(SUPPLIED INFORMATION)
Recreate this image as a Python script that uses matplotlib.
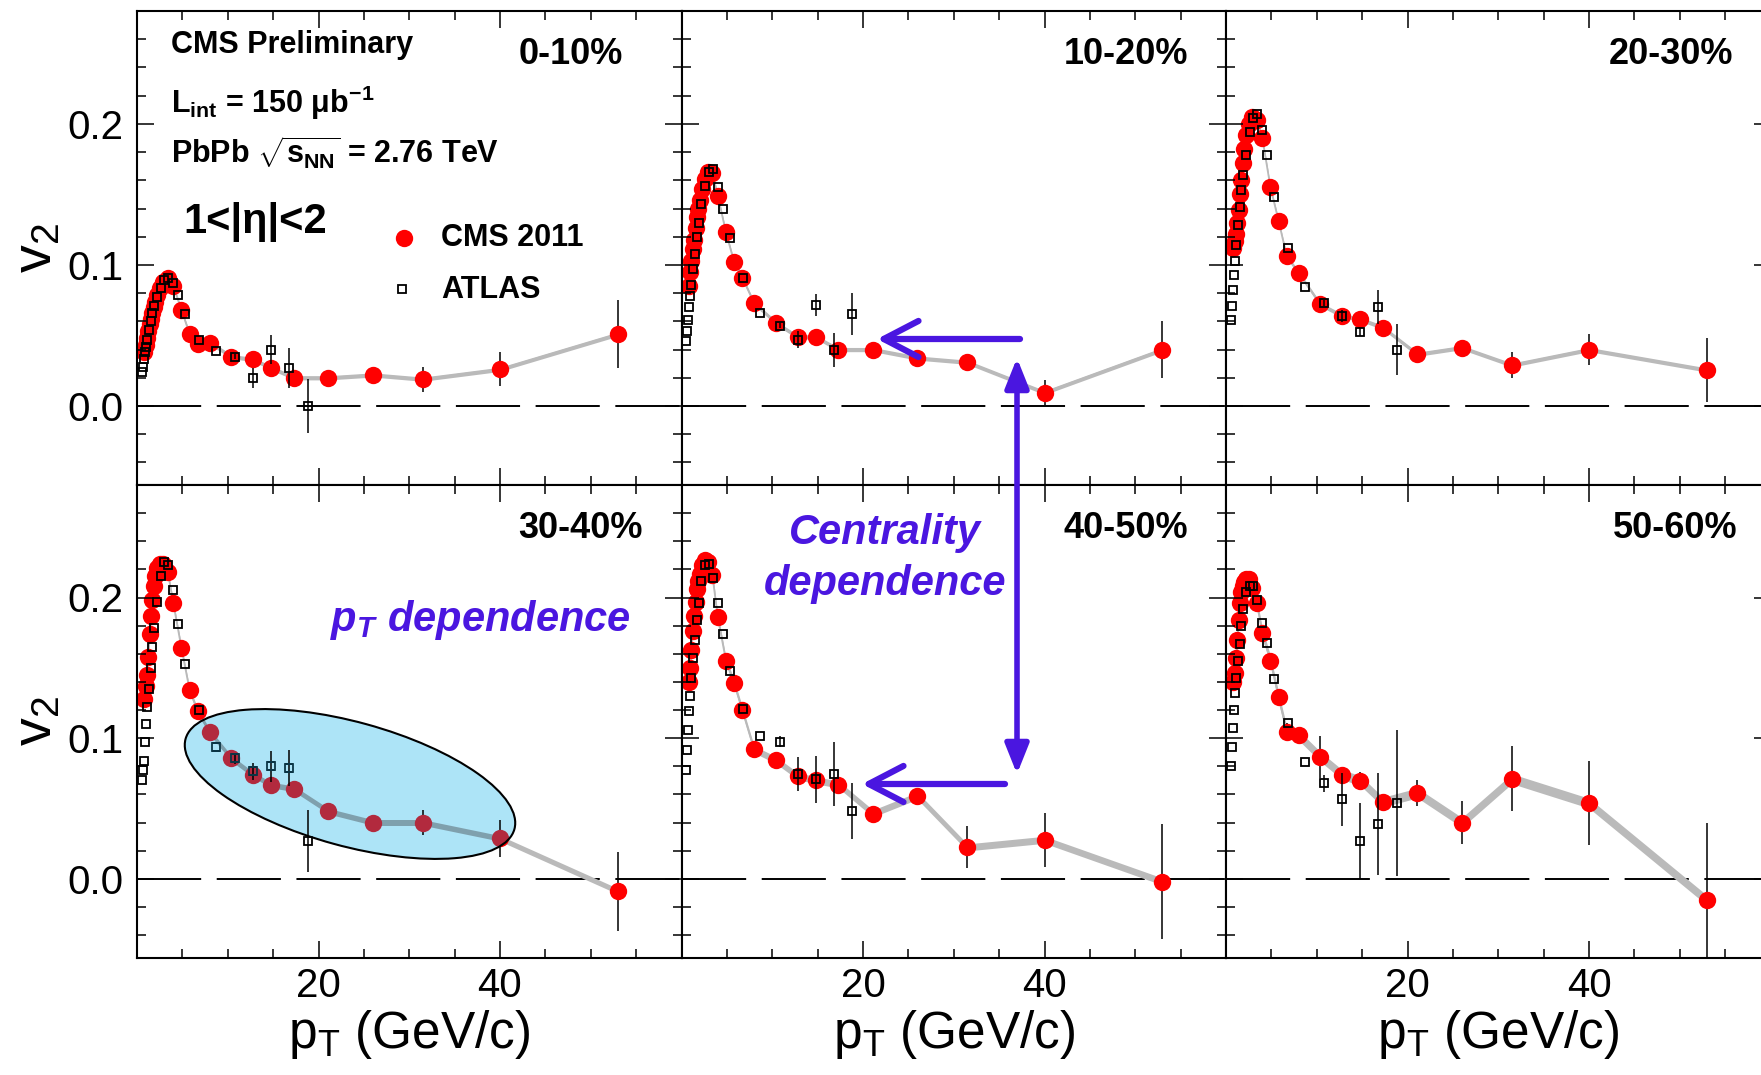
import matplotlib
matplotlib.use("Agg")
import matplotlib.pyplot as plt
from matplotlib.patches import Ellipse, FancyArrowPatch
from matplotlib.ticker import MultipleLocator, FuncFormatter
from matplotlib.transforms import IdentityTransform
import numpy as np

plt.rcParams["font.family"] = ["Liberation Sans", "DejaVu Sans"]
plt.rcParams["mathtext.fontset"] = "custom"
plt.rcParams["mathtext.rm"] = "Liberation Sans"
plt.rcParams["mathtext.it"] = "Liberation Sans:italic"
plt.rcParams["mathtext.bf"] = "Liberation Sans:bold"

W, H = 1761, 1075
purple = "#4a16e0"

centralities = ["0-10%", "10-20%", "20-30%", "30-40%", "40-50%", "50-60%"]

# CMS 2011 points (same pT bins in every centrality class)
cms_pt = [0.8, 0.95, 1.1, 1.25, 1.4, 1.55, 1.7, 1.85, 2.0, 2.25, 2.55, 2.9, 3.4,
          4.0, 4.9, 5.8, 6.7, 8.0, 10.4, 12.8, 14.8, 17.3, 21.1, 26.0, 31.5,
          40.0, 53.0]
cms_v2_0_10 = [0.038, 0.043, 0.048, 0.053, 0.058, 0.062, 0.066, 0.070, 0.074,
               0.079, 0.084, 0.088, 0.091, 0.085, 0.068, 0.051, 0.044, 0.045,
               0.035, 0.033, 0.027, 0.020, 0.020, 0.022, 0.019, 0.026, 0.051]
cms_v2_10_20 = [0.085, 0.095, 0.103, 0.111, 0.118, 0.126, 0.134, 0.140, 0.146,
                0.154, 0.161, 0.166, 0.165, 0.149, 0.123, 0.102, 0.091, 0.073,
                0.059, 0.049, 0.049, 0.040, 0.040, 0.034, 0.031, 0.0095, 0.040]
cms_v2_20_30 = [0.112, 0.117, 0.122, 0.130, 0.139, 0.150, 0.160, 0.172, 0.182,
                0.192, 0.200, 0.205, 0.203, 0.190, 0.155, 0.131, 0.106, 0.0945,
                0.072, 0.064, 0.0615, 0.0556, 0.0367, 0.0414, 0.029, 0.040, 0.0255]
cms_v2_30_40 = [0.128, 0.137, 0.145, 0.158, 0.174, 0.187, 0.198, 0.208, 0.215,
                0.221, 0.224, 0.224, 0.218, 0.196, 0.164, 0.134, 0.119, 0.1045,
                0.0856, 0.074, 0.0666, 0.064, 0.048, 0.040, 0.040, 0.0287, -0.0089]
cms_v2_40_50 = [0.140, 0.150, 0.163, 0.176, 0.187, 0.197, 0.206, 0.212, 0.217,
                0.223, 0.227, 0.225, 0.216, 0.186, 0.155, 0.139, 0.120, 0.092,
                0.0844, 0.073, 0.070, 0.067, 0.0464, 0.059, 0.0223, 0.0277, -0.002]
cms_v2_50_60 = [0.140, 0.146, 0.157, 0.1695, 0.184, 0.196, 0.204, 0.208, 0.211,
                0.213, 0.213, 0.207, 0.196, 0.175, 0.155, 0.129, 0.1045, 0.102,
                0.0868, 0.074, 0.0698, 0.0545, 0.061, 0.040, 0.0711, 0.0537, -0.0153]

# stat. errors of the last 11 CMS points (pT >= 6.7)
cms_err_0_10 = [0.002, 0.002, 0.003, 0.003, 0.003, 0.004, 0.003, 0.003, 0.009, 0.012, 0.024]
cms_err_10_20 = [0.002, 0.002, 0.003, 0.004, 0.003, 0.004, 0.003, 0.003, 0.004, 0.009, 0.020]
cms_err_20_30 = [0.002, 0.002, 0.003, 0.004, 0.003, 0.004, 0.003, 0.003, 0.009, 0.011, 0.023]
cms_err_30_40 = [0.002, 0.003, 0.004, 0.004, 0.004, 0.004, 0.004, 0.004, 0.009, 0.013, 0.028]
cms_err_40_50 = [0.002, 0.003, 0.004, 0.004, 0.004, 0.004, 0.004, 0.005, 0.015, 0.019, 0.041]
cms_err_50_60 = [0.006, 0.006, 0.015, 0.005, 0.006, 0.006, 0.009, 0.015, 0.023, 0.030, 0.055]

# half width of the grey systematic band
band_sys = [0.0015, 0.0015, 0.0015, 0.002, 0.0025, 0.0035]

# ATLAS points
atlas_pt = [0.55, 0.65, 0.75, 0.85, 0.95, 1.1, 1.3, 1.5, 1.7, 1.9, 2.2, 2.6,
            3.0, 3.45, 4.0, 4.55, 5.3, 6.8, 8.7, 10.8, 12.8, 14.8, 16.8, 18.8]
atlas_v2_0_10 = [0.024, 0.028, 0.033, 0.038, 0.042, 0.047, 0.054, 0.060, 0.066,
                 0.071, 0.077, 0.084, 0.089, 0.091, 0.087, 0.079, 0.065, 0.047,
                 0.039, 0.035, 0.020, 0.040, 0.027, 0.000]
atlas_v2_10_20 = [0.046, 0.053, 0.061, 0.070, 0.078, 0.086, 0.097, 0.108, 0.120,
                  0.130, 0.143, 0.156, 0.166, 0.168, 0.155, 0.140, 0.119, 0.091,
                  0.066, 0.057, 0.047, 0.0715, 0.040, 0.065]
atlas_v2_20_30 = [0.061, 0.071, 0.082, 0.093, 0.103, 0.114, 0.128, 0.141, 0.153,
                  0.164, 0.178, 0.194, 0.204, 0.207, 0.196, 0.178, 0.148, 0.112,
                  0.0845, 0.073, 0.0637, 0.0525, 0.070, 0.040]
atlas_v2_30_40 = [0.070, 0.077, 0.084, 0.097, 0.110, 0.122, 0.135, 0.150, 0.165,
                  0.178, 0.197, 0.215, 0.225, 0.223, 0.205, 0.181, 0.153, 0.120,
                  0.094, 0.0856, 0.0765, 0.080, 0.0787, 0.027]
atlas_v2_40_50 = [0.077, 0.0915, 0.106, 0.119, 0.130, 0.143, 0.157, 0.170, 0.184,
                  0.196, 0.212, 0.223, 0.224, 0.214, 0.196, 0.174, 0.148, 0.121,
                  0.1015, 0.0975, 0.0744, 0.0706, 0.0744, 0.0483]
atlas_v2_50_60 = [0.080, 0.094, 0.107, 0.120, 0.132, 0.143, 0.155, 0.167, 0.180,
                  0.192, 0.204, 0.2085, 0.2085, 0.198, 0.182, 0.168, 0.142, 0.111,
                  0.083, 0.068, 0.0564, 0.0268, 0.039, 0.0537]

# stat. errors of the last 5 ATLAS points (pT >= 10.8)
atlas_err_0_10 = [0.002, 0.007, 0.010, 0.014, 0.019]
atlas_err_10_20 = [0.002, 0.006, 0.008, 0.012, 0.015]
atlas_err_20_30 = [0.002, 0.004, 0.003, 0.012, 0.018]
atlas_err_30_40 = [0.004, 0.006, 0.011, 0.013, 0.022]
atlas_err_40_50 = [0.004, 0.012, 0.017, 0.023, 0.020]
atlas_err_50_60 = [0.006, 0.019, 0.027, 0.036, 0.052]

cms_v2 = [cms_v2_0_10, cms_v2_10_20, cms_v2_20_30, cms_v2_30_40, cms_v2_40_50, cms_v2_50_60]
cms_err = [cms_err_0_10, cms_err_10_20, cms_err_20_30, cms_err_30_40, cms_err_40_50, cms_err_50_60]
atlas_v2 = [atlas_v2_0_10, atlas_v2_10_20, atlas_v2_20_30, atlas_v2_30_40, atlas_v2_40_50, atlas_v2_50_60]
atlas_err = [atlas_err_0_10, atlas_err_10_20, atlas_err_20_30, atlas_err_30_40, atlas_err_40_50, atlas_err_50_60]

# label right edges in axes fraction
label_x = [0.8925, 0.930, 0.931, 0.929, 0.930, 0.940]


def draw_data(ax, i, red, square, grey, z, clip=None):
    pt = np.array(cms_pt)
    v2 = np.array(cms_v2[i])
    arts = []
    arts.append(ax.fill_between(pt, v2 - band_sys[i], v2 + band_sys[i],
                                color=grey, lw=0, zorder=z))
    arts += ax.plot(pt, v2, color=grey, lw=1.3, zorder=z)
    n = len(cms_err[i])
    eb = ax.errorbar(pt[-n:], v2[-n:], yerr=cms_err[i], fmt="none",
                     ecolor="black", elinewidth=1.1, capsize=0, zorder=z + 0.1)
    arts += list(eb.lines[2])
    arts += ax.plot(pt, v2, "o", color=red, ms=12.5, mew=0, zorder=z + 0.2)
    apt = np.array(atlas_pt)
    av2 = np.array(atlas_v2[i])
    n = len(atlas_err[i])
    eb = ax.errorbar(apt[-n:], av2[-n:], yerr=atlas_err[i], fmt="none",
                     ecolor="black", elinewidth=1.1, capsize=0, zorder=z + 0.3)
    arts += list(eb.lines[2])
    arts += ax.plot(apt, av2, "s", mfc="none", mec=square, ms=6.2, mew=1.3,
                    zorder=z + 0.4)
    if clip is not None:
        for a in arts:
            a.set_clip_path(clip)


fig = plt.figure(figsize=(W / 100, H / 100), dpi=100)

lefts = [137, 681.5, 1226]
panel_w = 544.5
rows = [(11, 485), (485, 957.5)]

axes = []
for i in range(6):
    r, c = divmod(i, 3)
    top, bottom = rows[r]
    ax = fig.add_axes([lefts[c] / W, 1 - bottom / H, panel_w / W, (bottom - top) / H])
    ax.set_xlim(0, 60)
    ax.set_ylim(-0.056, 0.28)
    ax.axhline(0, color="black", lw=1.4, dashes=(33, 8), zorder=0.5)
    draw_data(ax, i, "#ff0000", "black", "#bababa", 1)

    ax.xaxis.set_major_locator(MultipleLocator(20))
    ax.xaxis.set_minor_locator(MultipleLocator(5))
    ax.yaxis.set_major_locator(MultipleLocator(0.1))
    ax.yaxis.set_minor_locator(MultipleLocator(0.02))
    ax.tick_params(which="both", direction="in", top=True, right=True,
                   width=1.1, labelsize=29, colors="black")
    ax.tick_params(which="major", length=12)
    ax.tick_params(which="minor", length=6.5)
    ax.tick_params(axis="y", pad=10)
    ax.tick_params(axis="x", pad=7)
    for s in ax.spines.values():
        s.set_linewidth(1.5)
    if c == 0:
        ax.yaxis.set_major_formatter(FuncFormatter(lambda v, p: f"{abs(v):.1f}" if abs(v) < 1e-9 else f"{v:.1f}"))
    else:
        ax.set_yticklabels([])
    if r == 1:
        ax.xaxis.set_major_formatter(FuncFormatter(lambda v, p: f"{v:.0f}" if v in (20, 40) else ""))
    else:
        ax.set_xticklabels([])
    ax.text(label_x[i], 0.908, centralities[i], transform=ax.transAxes,
            ha="right", va="center", fontsize=26, fontweight="bold")
    axes.append(ax)

# highlight ellipse in 30-40% panel
ax4 = axes[3]
ell = Ellipse((350, H - 784), 341, 124, angle=-15.35, transform=IdentityTransform(),
              facecolor="#ade4f7", edgecolor="none", zorder=5)
ax4.add_patch(ell)
draw_data(ax4, 3, "#b22a3e", "#0b3545", "#7fa0ad", 6, clip=ell)
ell_edge = Ellipse((350, H - 784), 341, 124, angle=-15.35, transform=IdentityTransform(),
                   facecolor="none", edgecolor="black", lw=1.5, zorder=8)
ax4.add_patch(ell_edge)

# text in first panel
ax1 = axes[0]
bold = dict(transform=ax1.transAxes, fontweight="bold", ha="left", va="center")
ax1.text(0.0624, 0.928, "CMS Preliminary", fontsize=22, **bold)
ax1.text(0.0624, 0.806, "L$_\\mathregular{int}$ = 150 μb$^\\mathregular{-1}$", fontsize=22, **bold)
ax1.text(0.0624, 0.700, "PbPb $\\sqrt{\\mathregular{s_{NN}}}$ = 2.76 TeV", fontsize=22, **bold)
ax1.text(0.085, 0.555, "1<|η|<2", fontsize=30, **bold)
ax1.plot([0.490], [0.521], "o", color="#ff0000", ms=12.5, mew=0, transform=ax1.transAxes)
ax1.plot([0.487], [0.4135], "s", mfc="none", mec="black", ms=6.2, mew=1.3,
         transform=ax1.transAxes)
ax1.text(0.558, 0.521, "CMS 2011", fontsize=22, **bold)
ax1.text(0.558, 0.411, "ATLAS", fontsize=22, **bold)

# axis titles
for yc in (248, 721):
    fig.text(37 / W, 1 - yc / H, "v$_\\mathregular{2}$", rotation=90, ha="center",
             va="center", fontsize=40)
for xc in (409, 954, 1498):
    fig.text(xc / W, 1 - 1048 / H, "p$_\\mathregular{T}$ (GeV/c)", ha="center",
             va="baseline", fontsize=37)

# annotations
note = dict(color=purple, fontweight="bold", fontstyle="italic", ha="center",
            va="center", fontsize=30)
fig.text(480 / W, 1 - 620 / H, "$\\mathregular{p_T}$ dependence", **note)
fig.text(885 / W, 1 - 533 / H, "Centrality", **note)
fig.text(885 / W, 1 - 584 / H, "dependence", **note)

for y, x0, x1 in ((339, 1020, 877), (784, 1005, 862)):
    arr = FancyArrowPatch((x0, H - y), (x1, H - y), transform=IdentityTransform(),
                          arrowstyle="->,head_length=0.5,head_width=0.26",
                          mutation_scale=50, lw=4.5, color=purple,
                          shrinkA=0, shrinkB=0)
    fig.add_artist(arr)
arr = FancyArrowPatch((1017, H - 358), (1017, H - 774), transform=IdentityTransform(),
                      arrowstyle="<|-|>,head_length=0.45,head_width=0.18",
                      mutation_scale=40, lw=4, color=purple, shrinkA=0, shrinkB=0)
fig.add_artist(arr)

fig.savefig("out.png", dpi=100)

(CHALLENGE) Please repeat exactly the data above from its first line to the line that contains "import numpy as np", inclusive, and leave every picture out.

(THE OUTPUT)
Recreate this image as a Python script that uses matplotlib.
import matplotlib
matplotlib.use("Agg")
import matplotlib.pyplot as plt
from matplotlib.patches import Ellipse, FancyArrowPatch
from matplotlib.ticker import MultipleLocator, FuncFormatter
from matplotlib.transforms import IdentityTransform
import numpy as np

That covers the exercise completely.